- INFORMATION PROVIDED -
# # #
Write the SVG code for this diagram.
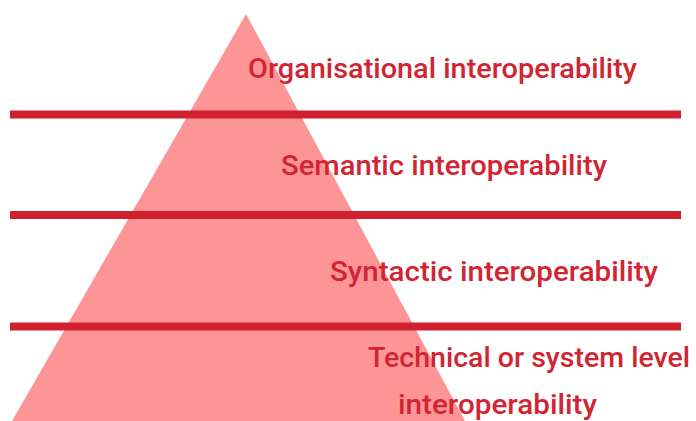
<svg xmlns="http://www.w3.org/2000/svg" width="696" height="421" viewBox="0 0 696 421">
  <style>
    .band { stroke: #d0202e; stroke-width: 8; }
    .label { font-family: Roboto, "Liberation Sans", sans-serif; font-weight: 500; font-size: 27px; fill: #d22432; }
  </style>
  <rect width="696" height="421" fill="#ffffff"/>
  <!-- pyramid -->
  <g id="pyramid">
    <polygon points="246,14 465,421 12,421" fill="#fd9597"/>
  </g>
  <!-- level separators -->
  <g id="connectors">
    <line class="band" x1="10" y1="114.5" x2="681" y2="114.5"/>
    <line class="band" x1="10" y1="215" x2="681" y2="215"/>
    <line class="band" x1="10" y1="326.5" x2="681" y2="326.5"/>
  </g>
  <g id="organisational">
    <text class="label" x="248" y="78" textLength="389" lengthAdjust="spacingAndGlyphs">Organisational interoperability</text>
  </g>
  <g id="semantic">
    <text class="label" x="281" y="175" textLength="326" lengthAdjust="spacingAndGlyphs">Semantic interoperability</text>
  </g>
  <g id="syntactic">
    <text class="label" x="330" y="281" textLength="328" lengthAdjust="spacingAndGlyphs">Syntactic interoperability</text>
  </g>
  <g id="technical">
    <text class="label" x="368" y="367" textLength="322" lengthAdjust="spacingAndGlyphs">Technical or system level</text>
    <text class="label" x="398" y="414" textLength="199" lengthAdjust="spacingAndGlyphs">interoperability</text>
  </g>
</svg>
# # #
- WHAT TO WORK ON -
Exactly as written, return every line of the listing, but not the pictures.

- FINISHED TASK -
Write the SVG code for this diagram.
<svg xmlns="http://www.w3.org/2000/svg" width="696" height="421" viewBox="0 0 696 421">
  <style>
    .band { stroke: #d0202e; stroke-width: 8; }
    .label { font-family: Roboto, "Liberation Sans", sans-serif; font-weight: 500; font-size: 27px; fill: #d22432; }
  </style>
  <rect width="696" height="421" fill="#ffffff"/>
  <!-- pyramid -->
  <g id="pyramid">
    <polygon points="246,14 465,421 12,421" fill="#fd9597"/>
  </g>
  <!-- level separators -->
  <g id="connectors">
    <line class="band" x1="10" y1="114.5" x2="681" y2="114.5"/>
    <line class="band" x1="10" y1="215" x2="681" y2="215"/>
    <line class="band" x1="10" y1="326.5" x2="681" y2="326.5"/>
  </g>
  <g id="organisational">
    <text class="label" x="248" y="78" textLength="389" lengthAdjust="spacingAndGlyphs">Organisational interoperability</text>
  </g>
  <g id="semantic">
    <text class="label" x="281" y="175" textLength="326" lengthAdjust="spacingAndGlyphs">Semantic interoperability</text>
  </g>
  <g id="syntactic">
    <text class="label" x="330" y="281" textLength="328" lengthAdjust="spacingAndGlyphs">Syntactic interoperability</text>
  </g>
  <g id="technical">
    <text class="label" x="368" y="367" textLength="322" lengthAdjust="spacingAndGlyphs">Technical or system level</text>
    <text class="label" x="398" y="414" textLength="199" lengthAdjust="spacingAndGlyphs">interoperability</text>
  </g>
</svg>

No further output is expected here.